Ho sempre considerato quell’intervista uno dei tasselli più preziosi della mia attività di giornalista ma solo oggi mi rendo conto di aver avuto il privilegio di aver sentito raccontare la storia di una persona che a modo suo la storia l’ha fatta e l’ha interpretata.

Posso, con una punta di orgoglio, affermare di aver in qualche modo contribuito con la mia intervista a “sdoganare” Funari e a risvegliare l’interesse per il popolare anchorman nel circuito dei media che lo avevano fino a quel momento dimenticato, lasciandolo macerare nel suo esilio ingiusto ed ingiustificato.

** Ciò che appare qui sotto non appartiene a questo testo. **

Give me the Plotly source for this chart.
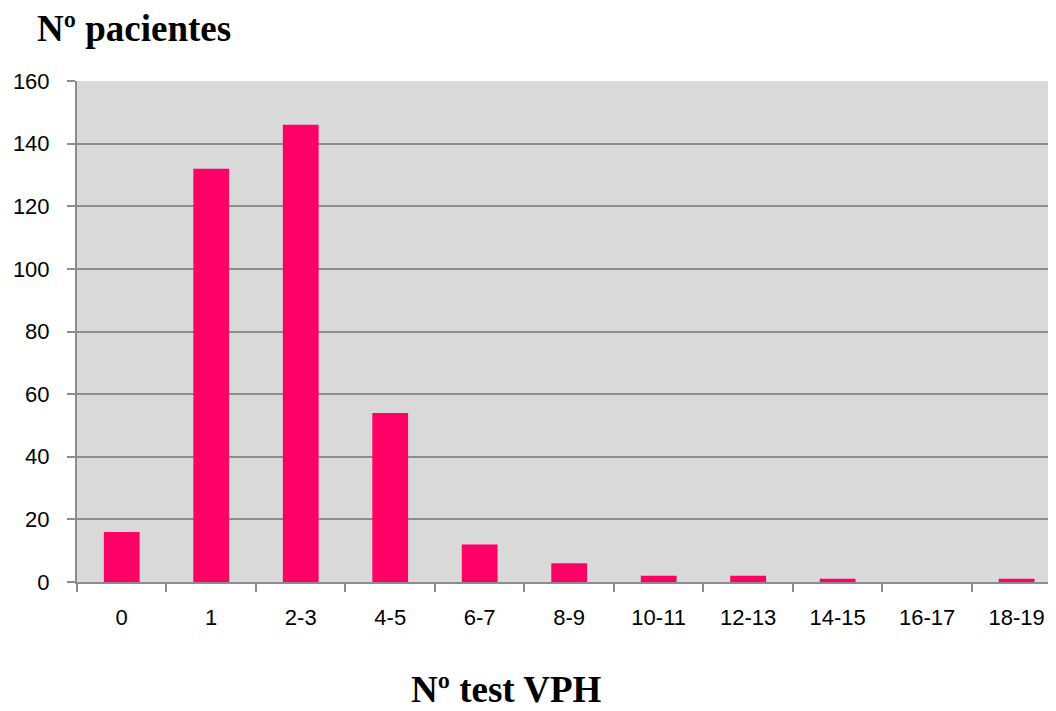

Successivamente ho anche avuto la fortuna di collaborare per un tempo molto breve ma “intenso”con Gianfranco Funari che mi ha insegnato alcuni trucchi per affrontare il pubblico e che ancora oggi utilizzo quando mi capita di ritrovarmi di fronte ad una platea.

Con Gianfranco Funari se ne va una pietra miliare della tv.

Funari ha stravolto il modo di fare televisione cercando di rendere protagonisti gli spettatori e mettendosi coraggiosamente sempre al sevizio di chi guarda la tv e non di chi la fa.

Un battitore libero che non si è mai fatto mettere il guinzaglio da nessuno e non ha mai ceduto alle lusinghe del potere  e della politica. Per questo ha pagato con un assurdo esilio, un allontanamento dai grandi network televisivi che gli ha causato un’enorme sofferenza.

Malgrado tutto era una persona che non mollava, che non si arrendeva: una mente geniale, giovane, creativa, acuta imprigionata in un corpo reso sofferente più dalla malattia dell’anima che dalla malattia fisica.

Forse se avesse avuto la giusta attenzione, se avesse potuto occupare professionalmente lo spazio televisivo che gli spettava oggi saremmo tutti impegnati a commentare un suo nuovo programma televisivo invece di commentare la sua scomparsa.

Forse il mondo televisivo, dell’informazione, la stampa e tutti i media, tranne che in alcune isolate eccezzioni, dovrebbero sentirsi in qualche modo responsabili della sofferenza che ha tenuto compagnia a Gianfranco Funari negli ultimi anni della sua vita.

Ma come in questi casi capita eccoci tutti in prima linea a dire: “E’ morto Funari: Viva Funari”.

Senza pensare che insieme a lui se ne è andato uno degli ultimi battitori liberi. Un eroe dei nostri tempi e di quelli andati, di quei tempi che ci immergono nella nostalgia e ci fanno pensare che forse si stava meglio quando si stava peggio.